Records contained in a dataset:

..........

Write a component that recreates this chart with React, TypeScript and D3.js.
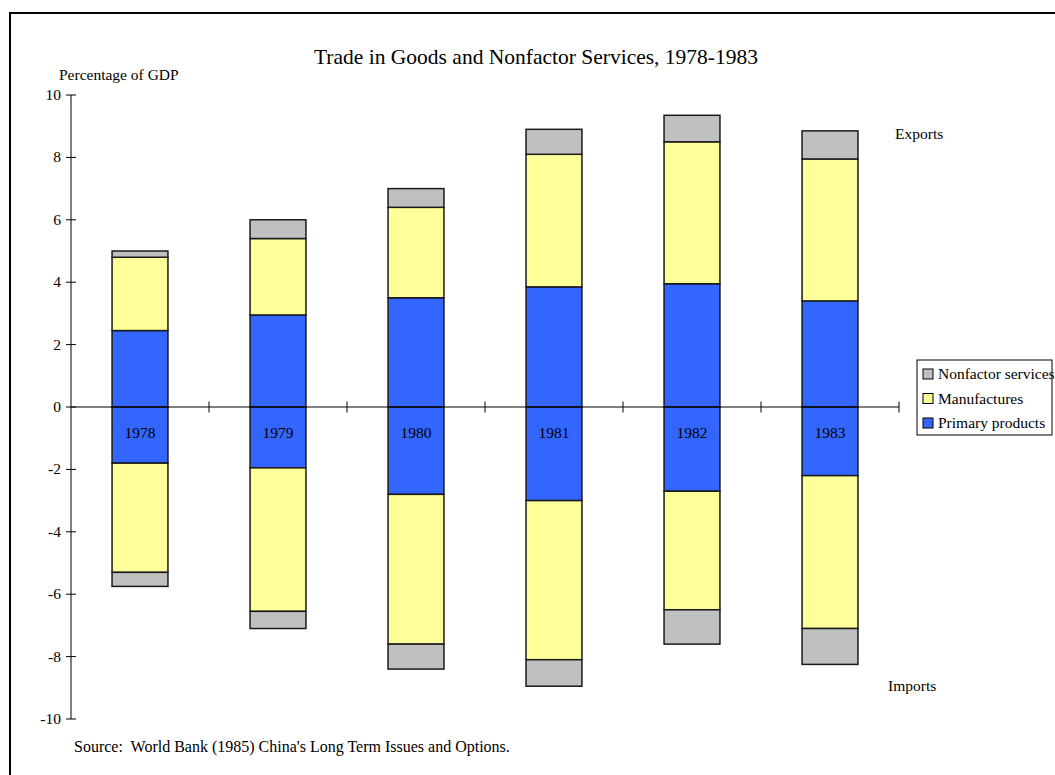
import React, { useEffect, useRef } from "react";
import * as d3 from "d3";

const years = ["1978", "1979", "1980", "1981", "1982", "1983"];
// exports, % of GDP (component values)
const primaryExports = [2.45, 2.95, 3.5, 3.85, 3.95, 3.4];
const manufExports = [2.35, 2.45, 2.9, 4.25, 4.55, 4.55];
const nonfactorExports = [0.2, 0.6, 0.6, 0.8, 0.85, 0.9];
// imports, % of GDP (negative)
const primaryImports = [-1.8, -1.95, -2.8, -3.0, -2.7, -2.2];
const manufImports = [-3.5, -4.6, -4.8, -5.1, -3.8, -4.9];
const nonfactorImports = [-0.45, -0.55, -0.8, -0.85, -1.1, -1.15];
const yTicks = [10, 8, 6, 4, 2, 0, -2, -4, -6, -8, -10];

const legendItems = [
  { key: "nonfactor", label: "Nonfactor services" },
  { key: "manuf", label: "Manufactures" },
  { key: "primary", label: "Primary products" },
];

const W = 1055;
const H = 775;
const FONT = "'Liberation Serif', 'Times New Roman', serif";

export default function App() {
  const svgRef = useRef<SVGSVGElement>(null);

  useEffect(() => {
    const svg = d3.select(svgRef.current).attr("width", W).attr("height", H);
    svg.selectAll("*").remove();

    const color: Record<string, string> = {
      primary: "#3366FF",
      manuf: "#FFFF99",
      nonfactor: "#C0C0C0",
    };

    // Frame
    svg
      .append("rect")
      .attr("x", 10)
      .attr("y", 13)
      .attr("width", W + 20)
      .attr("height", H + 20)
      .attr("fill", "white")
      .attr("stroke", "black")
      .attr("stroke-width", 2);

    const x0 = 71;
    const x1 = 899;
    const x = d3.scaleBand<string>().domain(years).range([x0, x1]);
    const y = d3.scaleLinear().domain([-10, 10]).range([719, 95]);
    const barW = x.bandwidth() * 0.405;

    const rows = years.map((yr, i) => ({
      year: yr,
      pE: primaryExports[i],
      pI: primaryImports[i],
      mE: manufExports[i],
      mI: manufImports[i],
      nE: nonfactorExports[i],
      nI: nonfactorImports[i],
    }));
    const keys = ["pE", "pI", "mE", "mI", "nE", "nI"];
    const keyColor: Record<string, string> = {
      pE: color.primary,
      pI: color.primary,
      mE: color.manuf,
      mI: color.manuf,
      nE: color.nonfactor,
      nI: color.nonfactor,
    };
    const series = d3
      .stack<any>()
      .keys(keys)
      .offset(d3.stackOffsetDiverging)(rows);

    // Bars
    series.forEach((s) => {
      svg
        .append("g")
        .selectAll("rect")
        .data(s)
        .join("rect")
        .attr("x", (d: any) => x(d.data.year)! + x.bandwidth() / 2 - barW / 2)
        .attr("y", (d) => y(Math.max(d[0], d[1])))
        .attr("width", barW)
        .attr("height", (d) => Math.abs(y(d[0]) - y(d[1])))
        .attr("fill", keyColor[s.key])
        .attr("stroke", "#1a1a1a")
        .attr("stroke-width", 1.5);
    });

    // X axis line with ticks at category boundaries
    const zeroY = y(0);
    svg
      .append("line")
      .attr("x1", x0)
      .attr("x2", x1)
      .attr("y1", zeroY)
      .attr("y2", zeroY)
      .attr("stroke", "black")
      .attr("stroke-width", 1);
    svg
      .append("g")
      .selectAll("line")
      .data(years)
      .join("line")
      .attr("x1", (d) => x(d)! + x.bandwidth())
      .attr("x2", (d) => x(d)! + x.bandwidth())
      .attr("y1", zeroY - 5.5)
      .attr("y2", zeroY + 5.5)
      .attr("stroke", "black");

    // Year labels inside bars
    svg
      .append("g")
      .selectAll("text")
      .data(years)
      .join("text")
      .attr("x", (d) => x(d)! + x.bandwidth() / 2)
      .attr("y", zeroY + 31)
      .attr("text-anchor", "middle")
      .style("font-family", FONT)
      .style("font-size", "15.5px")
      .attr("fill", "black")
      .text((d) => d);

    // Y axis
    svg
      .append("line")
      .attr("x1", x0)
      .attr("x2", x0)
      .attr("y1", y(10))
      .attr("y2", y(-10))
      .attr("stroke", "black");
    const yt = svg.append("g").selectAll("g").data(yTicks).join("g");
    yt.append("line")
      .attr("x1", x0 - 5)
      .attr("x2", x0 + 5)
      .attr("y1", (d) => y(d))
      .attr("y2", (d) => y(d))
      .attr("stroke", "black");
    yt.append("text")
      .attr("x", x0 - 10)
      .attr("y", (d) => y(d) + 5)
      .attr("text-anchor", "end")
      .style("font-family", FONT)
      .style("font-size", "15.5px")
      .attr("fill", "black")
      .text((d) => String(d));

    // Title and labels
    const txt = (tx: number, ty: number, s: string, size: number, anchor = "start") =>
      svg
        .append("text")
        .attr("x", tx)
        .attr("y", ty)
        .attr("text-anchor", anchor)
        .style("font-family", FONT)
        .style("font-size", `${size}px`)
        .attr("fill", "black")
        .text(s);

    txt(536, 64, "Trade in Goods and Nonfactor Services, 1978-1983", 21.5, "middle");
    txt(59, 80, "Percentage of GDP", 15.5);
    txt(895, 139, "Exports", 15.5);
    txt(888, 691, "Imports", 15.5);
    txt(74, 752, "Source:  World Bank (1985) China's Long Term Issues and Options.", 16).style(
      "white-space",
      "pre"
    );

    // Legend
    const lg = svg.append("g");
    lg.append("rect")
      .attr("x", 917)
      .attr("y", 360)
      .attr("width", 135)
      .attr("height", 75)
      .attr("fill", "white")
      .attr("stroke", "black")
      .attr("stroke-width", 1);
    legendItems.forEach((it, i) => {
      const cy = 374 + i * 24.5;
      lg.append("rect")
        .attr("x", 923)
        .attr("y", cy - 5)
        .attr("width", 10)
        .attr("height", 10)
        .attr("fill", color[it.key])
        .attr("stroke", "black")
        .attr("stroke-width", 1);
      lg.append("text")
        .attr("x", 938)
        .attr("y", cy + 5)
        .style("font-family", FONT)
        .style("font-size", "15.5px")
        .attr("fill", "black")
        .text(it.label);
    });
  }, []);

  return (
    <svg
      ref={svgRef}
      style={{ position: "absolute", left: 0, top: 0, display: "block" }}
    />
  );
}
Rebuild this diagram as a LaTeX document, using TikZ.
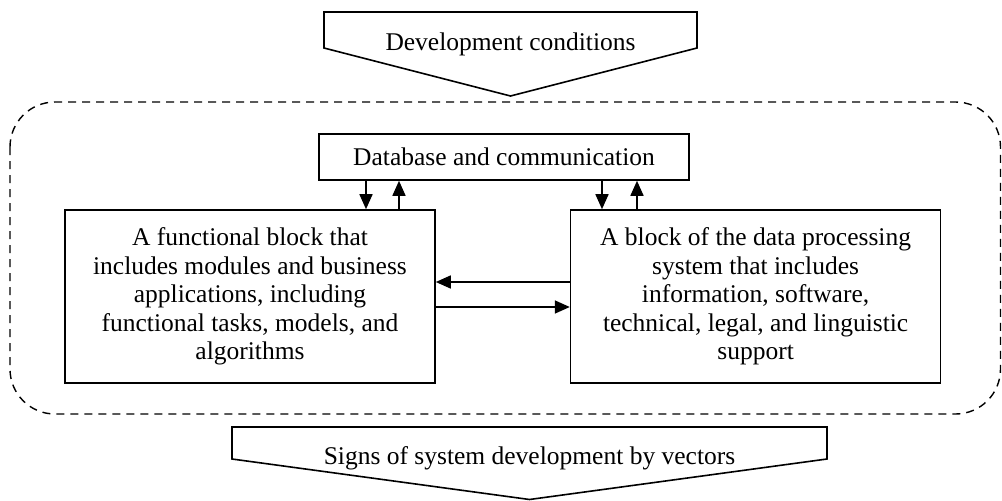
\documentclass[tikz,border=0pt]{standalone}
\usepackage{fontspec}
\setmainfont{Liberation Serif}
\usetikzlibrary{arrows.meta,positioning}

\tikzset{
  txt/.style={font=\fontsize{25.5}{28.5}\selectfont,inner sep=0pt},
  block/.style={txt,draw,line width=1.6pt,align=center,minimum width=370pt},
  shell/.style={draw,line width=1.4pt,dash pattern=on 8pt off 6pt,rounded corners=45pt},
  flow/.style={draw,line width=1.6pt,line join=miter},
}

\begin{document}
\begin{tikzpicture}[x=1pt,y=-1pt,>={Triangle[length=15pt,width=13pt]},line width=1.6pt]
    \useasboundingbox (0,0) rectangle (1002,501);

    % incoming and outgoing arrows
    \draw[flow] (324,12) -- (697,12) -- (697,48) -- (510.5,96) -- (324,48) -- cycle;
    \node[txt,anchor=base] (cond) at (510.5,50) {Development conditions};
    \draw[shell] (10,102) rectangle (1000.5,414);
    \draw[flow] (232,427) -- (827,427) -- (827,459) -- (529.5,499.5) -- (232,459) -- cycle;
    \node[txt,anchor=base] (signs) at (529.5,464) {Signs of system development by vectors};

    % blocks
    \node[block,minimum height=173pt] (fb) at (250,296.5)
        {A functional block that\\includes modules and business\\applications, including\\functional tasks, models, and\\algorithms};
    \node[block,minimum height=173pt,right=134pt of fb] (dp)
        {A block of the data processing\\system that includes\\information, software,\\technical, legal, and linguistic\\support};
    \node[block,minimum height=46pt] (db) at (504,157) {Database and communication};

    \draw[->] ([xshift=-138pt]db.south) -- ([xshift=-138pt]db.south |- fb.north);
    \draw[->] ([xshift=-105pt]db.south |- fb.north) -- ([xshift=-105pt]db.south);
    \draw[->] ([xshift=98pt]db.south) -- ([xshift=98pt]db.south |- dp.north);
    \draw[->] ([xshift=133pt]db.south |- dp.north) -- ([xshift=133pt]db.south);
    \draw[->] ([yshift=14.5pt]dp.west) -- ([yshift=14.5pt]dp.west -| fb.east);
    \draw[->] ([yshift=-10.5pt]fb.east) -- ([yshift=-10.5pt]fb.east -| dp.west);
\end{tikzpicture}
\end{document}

..........

Transcribe the entries from their first line to the line that holds "import * as", both included, and skip every picture.

Write a component that recreates this chart with React, TypeScript and D3.js.
import React, { useEffect, useRef } from "react";
import * as d3 from "d3";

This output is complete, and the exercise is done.